**Task statement**
Copy the lines of the data below exactly, starting at the first and stopping after the line that contains "import * as"; include no pictures.

[START Given material]

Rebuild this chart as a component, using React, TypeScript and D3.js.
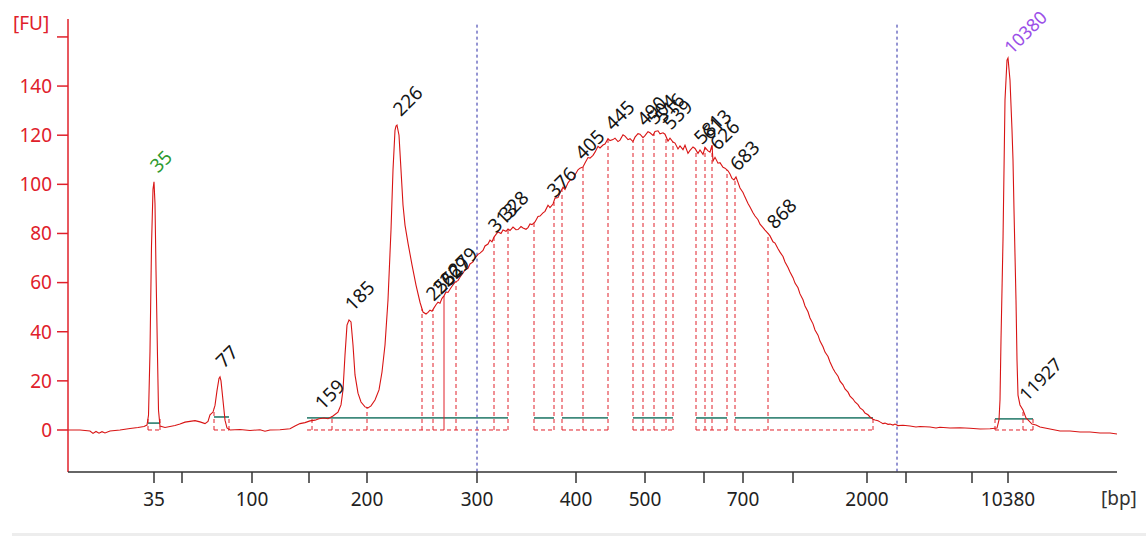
import React from "react";
import * as d3 from "d3";

// [migration time (arbitrary units), fluorescence FU]
const trace: [number, number][] = [
  [0, 0], [1.2, 0], [2.2, -0.4], [2.5, -1.4], [2.8, -0.6], [3.1, -1.3], [3.4, -0.7], [3.7, -1.2], [4.2, -0.4],
  [5.2, 0], [6.2, 0.6], [7.0, 1.0], [7.6, 1.4], [7.9, 2], [8.05, 6], [8.2, 32], [8.35, 75], [8.5, 98], [8.6, 101],
  [8.7, 92], [8.8, 65], [8.95, 30], [9.05, 8], [9.2, 1.6], [9.7, 1.0], [10.2, 1.4], [10.7, 1.8], [11.2, 2.4],
  [11.7, 3.2], [12.2, 3.5], [12.7, 3.8], [13.2, 3.3], [13.7, 2.6], [14.0, 3.5], [14.2, 6.2], [14.5, 7.3],
  [14.7, 10], [14.9, 16], [15.1, 21], [15.2, 21.6], [15.3, 20], [15.5, 12], [15.7, 4], [15.9, 0.8], [16.2, 0],
  [17.2, 0.2], [18.2, -0.2], [19.2, 0.1], [19.7, -0.5], [20.2, 0], [21.2, 0.1], [22.2, 0.5], [22.7, 1.6],
  [23.2, 2.6], [23.7, 3.0], [24.2, 3.7], [24.7, 4.0], [25.1, 4.6], [25.6, 4.9], [26.0, 4.6], [26.5, 5.7],
  [27.0, 7.3], [27.3, 10.2], [27.5, 16.3], [27.7, 30.5], [27.9, 42.7], [28.1, 44.8], [28.3, 44], [28.5, 34.6],
  [28.7, 22.4], [29.0, 15], [29.3, 11.4], [29.7, 9.4], [30.0, 9.0], [30.3, 9.8], [30.7, 12.2], [31.1, 16.3],
  [31.4, 23.6], [31.7, 34.6], [32.0, 52.9], [32.3, 81.4], [32.5, 105.8], [32.7, 122], [32.8, 123.7],
  [32.9, 124.1], [33.1, 120], [33.3, 105.8], [33.5, 91.6], [33.7, 83.4], [34.0, 76.1], [34.4, 67.2], [34.8, 59],
  [35.2, 52], [35.5, 48], [35.8, 47.2], [36.0, 47.9], [36.2, 48.8], [36.4, 48.3], [36.6, 49.7], [36.8, 51.0],
  [37.0, 52], [37.2, 51.6], [37.4, 53.6], [37.6, 54.6], [37.8, 56.2], [38.0, 56.0], [38.2, 57.3], [38.5, 59.1],
  [38.7, 60.2], [39.0, 60.8], [39.2, 62.2], [39.5, 63.9], [39.7, 65.1], [40.0, 65.8], [40.2, 67.6], [40.5, 68.4],
  [40.7, 70], [41.0, 71.5], [41.2, 72.0], [41.5, 73.1], [41.7, 74.9], [42.0, 75.7], [42.2, 77.3], [42.4, 76.6],
  [42.6, 78.5], [42.8, 79.6], [43.0, 80.6], [43.3, 80.0], [43.5, 81.4], [43.8, 80.9], [44.0, 81.8], [44.2, 81.2],
  [44.5, 82.6], [44.8, 81.5], [45.0, 81.6], [45.3, 82.8], [45.5, 82.2], [45.8, 81.7], [46.0, 82.4], [46.2, 83.9],
  [46.4, 83.6], [46.7, 84.7], [47.0, 86.9], [47.2, 87.1], [47.5, 88.4], [47.7, 89.0], [48.0, 91.5], [48.2, 90.5],
  [48.5, 92.0], [48.7, 94.4], [49.0, 94.6], [49.2, 96.5], [49.5, 98.8], [49.7, 97.9], [50.0, 100.6], [50.2, 101.7],
  [50.5, 102.1], [50.7, 103.8], [51.0, 105.9], [51.2, 106.6], [51.5, 107.1], [51.7, 108.7], [52.0, 110.9],
  [52.2, 110.7], [52.5, 111.8], [52.7, 113.1], [53.0, 115.5], [53.2, 114.8], [53.5, 116.0], [53.7, 116.4],
  [54.0, 118.6], [54.2, 117.8], [54.5, 118.2], [54.7, 118.8], [55.0, 117.4], [55.2, 118.0], [55.5, 120.2],
  [55.7, 119.6], [56.0, 118.2], [56.2, 118.6], [56.5, 117.4], [56.7, 119.2], [57.0, 120.6], [57.2, 120.4],
  [57.5, 119.0], [57.7, 119.8], [58.0, 121.4], [58.2, 121.0], [58.5, 119.9], [58.7, 121.5], [59.0, 121.8],
  [59.2, 120.6], [59.5, 121.0], [59.7, 120.4], [60.0, 117.6], [60.2, 118.8], [60.5, 117.2], [60.7, 116.8],
  [61.0, 114.4], [61.2, 115.6], [61.5, 114.1], [61.7, 115.9], [62.0, 112.6], [62.2, 113.8], [62.5, 115.2],
  [62.7, 114.6], [63.0, 112.6], [63.2, 114.0], [63.5, 112.2], [63.7, 115.0], [64.0, 113.6], [64.2, 113.1],
  [64.4, 116.0], [64.5, 109.5], [64.7, 111.0], [65.0, 108.6], [65.2, 108.8], [65.5, 106.9], [65.7, 106.6],
  [66.0, 105.5], [66.2, 104.2], [66.4, 102.4], [66.6, 101.8], [66.8, 103.0], [67.0, 100.8], [67.2, 98.5],
  [67.5, 96.7], [67.7, 94.8], [68.0, 92.2], [68.2, 90.8], [68.5, 88.4], [68.7, 87.1], [69.0, 85.6], [69.2, 83.8],
  [69.5, 82.4], [69.7, 81.4], [70.0, 80.0], [70.2, 79], [70.5, 76.6], [70.7, 76.1], [71.0, 73.8], [71.2, 72.4],
  [71.5, 70.6], [71.7, 68.4], [72.0, 66.1], [72.2, 64.3], [72.5, 62.0], [72.7, 59.8], [73.0, 57.9], [73.2, 55.4],
  [73.5, 53.0], [73.7, 50.5], [74.0, 48.1], [74.2, 45.6], [74.5, 43.2], [74.7, 40.7], [75.0, 38.6], [75.2, 36.2],
  [75.5, 33.9], [75.7, 31.7], [76.0, 29.9], [76.2, 27.7], [76.5, 25.0], [76.7, 23.6], [77.0, 21.9], [77.2, 19.9],
  [77.5, 18.4], [77.7, 16.7], [78.0, 15.4], [78.2, 13.8], [78.5, 12.6], [78.7, 11.4], [79.0, 10.3], [79.2, 9],
  [79.5, 8.1], [79.7, 6.9], [80.0, 6.2], [80.2, 5.3], [80.5, 4.4], [80.7, 4.1], [81.0, 3.8], [81.2, 3.3],
  [81.5, 2.6], [81.7, 2.8], [82.0, 2.3], [82.2, 2.4], [82.5, 2.0], [82.7, 2.4], [83.0, 1.8], [83.5, 1.9],
  [84.2, 1.6], [84.8, 1.2], [85.2, 1.4], [86.2, 1.2], [86.8, 0.8], [87.2, 1.1], [88.2, 0.8], [89.2, 0.9],
  [90.2, 0.7], [91.2, 0.4], [92.2, 0.5], [92.9, 0.8], [93.1, 4.1], [93.2, 12.2], [93.3, 36.6], [93.5, 77.3],
  [93.6, 105.8], [93.7, 134.3], [93.9, 150.6], [94.0, 151.4], [94.2, 142.4], [94.4, 122.1], [94.5, 109.9],
  [94.6, 89.5], [94.8, 52.9], [94.9, 28.5], [95.0, 14.2], [95.2, 10.2], [95.5, 8.1], [95.8, 4.9], [96.0, 4.1],
  [96.4, 2.4], [96.8, 2.0], [97.2, 1.2], [97.7, 0.8], [98.2, 0.4], [99.2, -0.4], [100.2, -0.4], [101.2, -0.8],
  [102.2, -0.8], [103.2, -1.2], [104.2, -1.2], [104.9, -1.6],
];

const xTickTimes = [8.6, 11.4, 18.4, 24.1, 29.9, 40.9, 50.8, 57.7, 63.6, 67.5, 72.5, 79.9, 83.8, 90.4, 94.0];
const xTickLabels = ["35", "", "100", "", "200", "300", "400", "500", "", "700", "", "2000", "", "", "10380"];
const yTicks = [0, 20, 40, 60, 80, 100, 120, 140, 160];
const yTickLabels = ["0", "20", "40", "60", "80", "100", "120", "140", ""];

const peakLabels = [
  "35", "77", "159", "185", "226", "255", "262", "269", "279", "313", "328", "376", "405",
  "445", "490", "504", "516", "539", "581", "613", "626", "683", "868", "10380", "11927",
];
const peakTimes = [
  8.6, 15.2, 25.1, 28.1, 32.9, 36.2, 36.9, 37.6, 38.4, 42.4, 43.5, 48.3, 51.1,
  54.1, 57.3, 58.3, 59.1, 59.9, 63.0, 63.8, 64.6, 66.6, 70.3, 94.0, 95.5,
];
const peakColors: Record<string, string> = { "35": "#2f9a2f", "10380": "#9b4fe8" };

const regionStart = [8.0, 14.6, 23.9, 46.6, 49.4, 56.5, 62.8, 66.7, 92.7];
const regionEnd = [9.2, 16.1, 44.0, 48.6, 54.0, 60.5, 65.9, 80.5, 96.5];
const regionLevel = [2.8, 5.3, 4.9, 4.9, 4.9, 4.9, 4.9, 4.9, 4.5];

const boundaryTimes = [
  8.0, 9.2, 14.6, 16.1, 24.4, 26.4, 29.9, 35.4, 36.5, 37.6, 38.8, 42.6, 44.0, 46.6, 48.6, 49.4, 51.5,
  54.0, 56.5, 57.5, 58.6, 59.8, 60.5, 62.8, 63.7, 64.4, 65.9, 66.7, 70.0, 80.5, 92.7, 95.5, 96.5,
];
const solidBoundaries = [37.6];
const ladderLines = [40.9, 82.9];

const RED = "#e0202a";
const FONT = "'Noto Sans', 'DejaVu Sans', sans-serif";

const x = d3.scaleLinear().domain([0, 104.9]).range([68, 1117]);
const y = d3.scaleLinear().domain([-17.1, 167.3]).range([472, 19]);

const bisect = d3.bisector((d: [number, number]) => d[0]).left;
function fuAt(t: number) {
  const i = Math.max(1, Math.min(trace.length - 1, bisect(trace, t)));
  const [t0, v0] = trace[i - 1];
  const [t1, v1] = trace[i];
  return v0 + ((t - t0) / (t1 - t0)) * (v1 - v0);
}

export default function App() {
  const line = d3
    .line<[number, number]>()
    .x((d) => x(d[0]))
    .y((d) => y(d[1]));

  return (
    <svg
      width={1146}
      height={536}
      style={{ position: "fixed", left: 0, top: 0, background: "#fff" }}
      fontFamily={FONT}
    >
      <rect x={12} y={533} width={1134} height={3} fill="#ededed" />

      {/* ladder markers */}
      {ladderLines.map((t) => (
        <line
          key={t}
          x1={x(t)}
          x2={x(t)}
          y1={y(165)}
          y2={y(-17.1)}
          stroke="#2a2aa6"
          strokeWidth={1}
          strokeDasharray="3,3"
        />
      ))}

      {/* regions: green baseline and dashed floor */}
      {regionStart.map((s, i) => (
        <g key={i}>
          <line
            x1={x(s)}
            x2={x(regionEnd[i])}
            y1={y(regionLevel[i])}
            y2={y(regionLevel[i])}
            stroke="#3f8a7c"
            strokeWidth={1.8}
          />
          <line
            x1={x(s)}
            x2={x(regionEnd[i])}
            y1={y(0)}
            y2={y(0)}
            stroke={RED}
            strokeWidth={1}
            strokeDasharray="4,3"
          />
        </g>
      ))}

      {boundaryTimes.map((t) => (
        <line
          key={t}
          x1={x(t)}
          x2={x(t)}
          y1={y(0)}
          y2={y(Math.max(fuAt(t), 4.9))}
          stroke={RED}
          strokeWidth={1}
          strokeDasharray={solidBoundaries.includes(t) ? undefined : "4,3"}
        />
      ))}

      <path d={line(trace)!} fill="none" stroke="#d81414" strokeWidth={1.1} />

      {/* y axis */}
      <line x1={68} x2={68} y1={y(167.3)} y2={y(-17.1)} stroke={RED} strokeWidth={1.5} />
      {yTicks.map((v, i) => (
        <g key={v} transform={`translate(68, ${y(v)})`}>
          <line x1={-11} x2={0} stroke={RED} strokeWidth={1.5} />
          <text x={-16} dy="0.36em" textAnchor="end" fontSize={19} fill={RED}>
            {yTickLabels[i]}
          </text>
        </g>
      ))}
      <text x={13} y={30} fontSize={19} fill={RED}>
        [FU]
      </text>

      {/* x axis */}
      <line x1={68} x2={1117} y1={472} y2={472} stroke="#333" strokeWidth={1.5} />
      {xTickTimes.map((t, i) => (
        <g key={t} transform={`translate(${x(t)}, 472)`}>
          <line y1={0} y2={11} stroke="#333" strokeWidth={1.5} />
          <text y={34} textAnchor="middle" fontSize={19} fill="#222">
            {xTickLabels[i]}
          </text>
        </g>
      ))}
      <text x={1101} y={505} fontSize={19} fill="#333">
        [bp]
      </text>

      {/* peak labels */}
      {peakLabels.map((lab, i) => {
        const px = x(peakTimes[i]) + 4;
        const py = Math.max(y(fuAt(peakTimes[i])) - 8, 55);
        return (
          <text
            key={lab}
            transform={`translate(${px}, ${py}) rotate(-45)`}
            fontSize={lab.length > 4 ? 18 : 19}
            fill={peakColors[lab] || "#151515"}
          >
            {lab}
          </text>
        );
      })}
    </svg>
  );
}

[END Given material]

**Reply to the task**
Rebuild this chart as a component, using React, TypeScript and D3.js.
import React from "react";
import * as d3 from "d3";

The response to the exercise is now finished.